Bryan Cousins has revealed he has motor neurone disease, sharing the diagnosis in an emotional one-on-one interview at Swan Districts Football Club in Perth. The 72-year-old former West Australian football star was reduced to tears and at times struggled to find his words as he spoke publicly about the illness for the first time.
The reason the news has landed so hard is not just the diagnosis itself, but the way Cousins framed it: as a family reckoning he had been putting off. He said he was tearful because he was thinking about how he was going to tell the kids, then texted his children on a Saturday and asked them to come round home on Sunday. After a big hug and a cuddle, he and his family discussed MND.
The interview was hosted by club patron and distinguished cancer researcher Professor Bruce Robinson, and it came after Cousins linked his decision to speak out to the recent death of Neale Daniher. Cousins said Daniher’s courage gave him the strength to share his story, adding that Daniher fought until the day he died and had raised about $140 million for MND awareness and research.
Cousins’ place in Western Australian football gives the disclosure added weight.
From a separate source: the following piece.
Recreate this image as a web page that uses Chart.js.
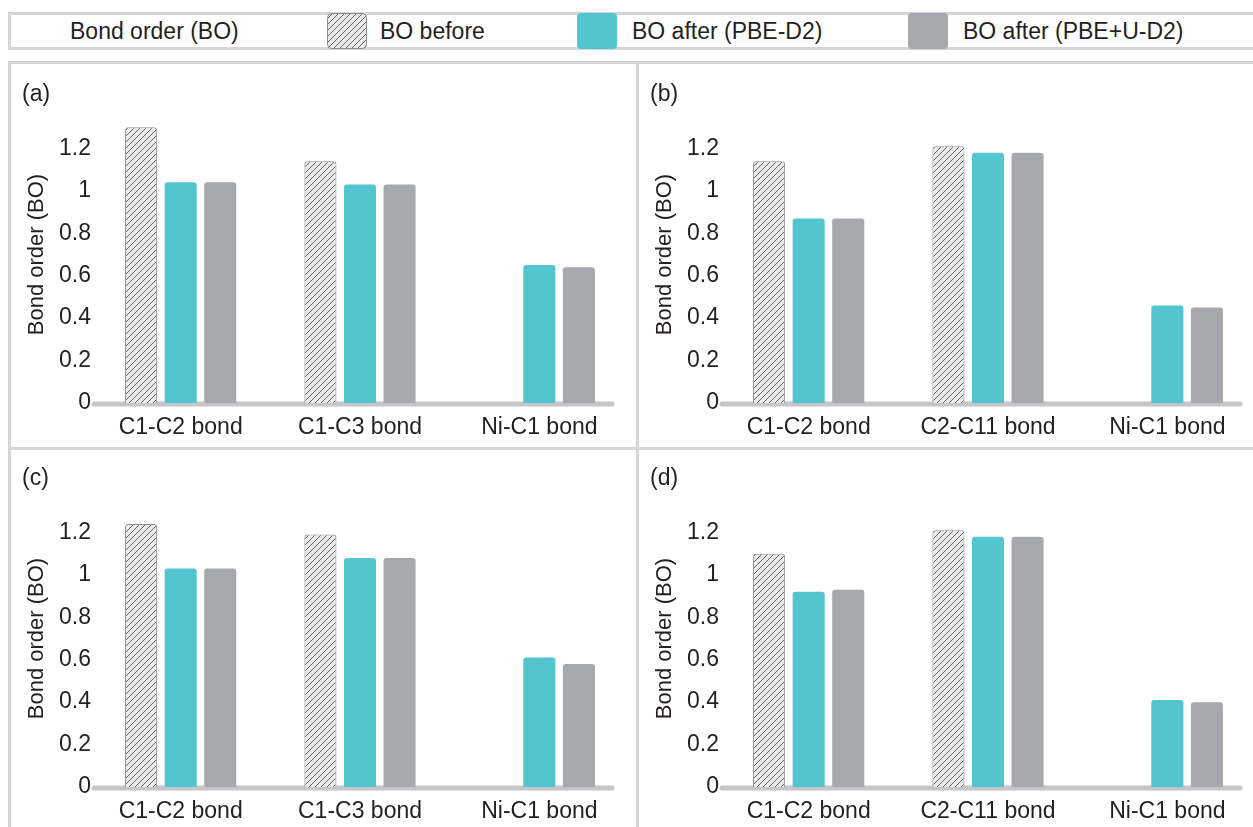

He played 238 games for Perth in the WAFL, 67 for Geelong in the VFL and won the Sandover Medal in 1983. His son Ben Cousins later became a West Coast Eagle and one of the best players WA has produced, which helps explain why this diagnosis has cut through so widely beyond football circles.
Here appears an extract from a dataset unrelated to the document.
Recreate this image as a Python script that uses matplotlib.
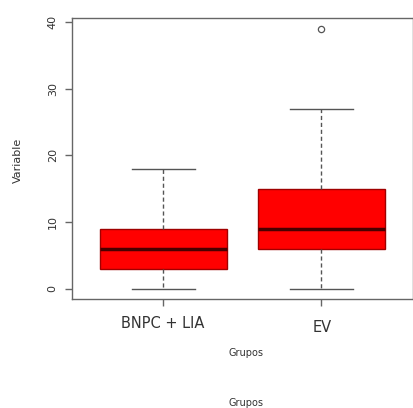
import matplotlib
matplotlib.use("Agg")
import matplotlib.pyplot as plt

grupos = ["BNPC + LIA", "EV"]
whislo = [0, 0]
q1 = [3, 6]
med = [6, 9]
q3 = [9, 15]
whishi = [18, 27]
fliers = [[], [39]]

stats = [dict(label=g, whislo=a, q1=b, med=c, q3=d, whishi=e, fliers=f)
         for g, a, b, c, d, e, f in zip(grupos, whislo, q1, med, q3, whishi, fliers)]

fig = plt.figure(figsize=(4.14, 4.08), dpi=100)
fig.patch.set_facecolor("white")
ax = fig.add_axes([0.173, 0.267, 0.825, 0.688])

ax.bxp(stats, positions=[1, 2], widths=0.8, patch_artist=True,
       boxprops=dict(facecolor="#FF0000", edgecolor="#A00000", lw=1.0),
       medianprops=dict(color="#4A0000", lw=2.5),
       whiskerprops=dict(color="#555555", lw=1.0, ls=(0, (3, 2))),
       capprops=dict(color="#555555", lw=1.0),
       capwidths=0.4,
       flierprops=dict(marker="o", mfc="none", mec="#555555", ms=4.5, mew=0.9))

ax.set_xlim(0.42, 2.58)
ax.set_ylim(-1.56, 40.56)
ax.set_yticks([0, 10, 20, 30, 40])
ax.set_xticks([1, 2])
ax.set_xticklabels([])
for s in ax.spines.values():
    s.set_color("#666666")
    s.set_linewidth(1.0)
ax.tick_params(axis="both", colors="#666666", length=5, width=1.0)
ax.tick_params(axis="y", labelsize=8, labelcolor="#333333", pad=5)
for lab in ax.get_yticklabels():
    lab.set_rotation(90)
    lab.set_va("center")

# etiquetas do eixo x (tamanhos diferentes como no original)
fig.text(163/414, 1-323/408, grupos[0], ha="center", va="center", fontsize=10.5, color="#333333")
fig.text(322/414, 1-327/408, grupos[1], ha="center", va="center", fontsize=10.5, color="#333333")
fig.text(246/414, 1-353/408, "Grupos", ha="center", va="center", fontsize=7, color="#333333")
fig.text(246/414, 1-403/408, "Grupos", ha="center", va="center", fontsize=7, color="#333333")
fig.text(18/414, 1-160/408, "Variable", ha="center", va="center", rotation=90, fontsize=8, color="#333333")

fig.savefig("out.png", dpi=100, facecolor="white")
What makes his account especially stark is the gap between how he says he is coping now and where he says the disease is heading. Cousins said he is still independent, but also said every six months is worse than the previous six months and that the small changes are becoming harder to ignore. He recalled starting to struggle while running along the beach before a man stopped to ask if he was OK, then said a neurologist gave him the diagnosis he did not want.
There is no public treatment plan or next medical step set out in the interview, and that leaves the story at the point many MND families know too well: a diagnosis, a worsening path and no cure yet. Cousins said he believes one will be found. For now, he is speaking openly, his family is adjusting with him, and the football figure who made a generation watch is now asking to be seen for something far more personal.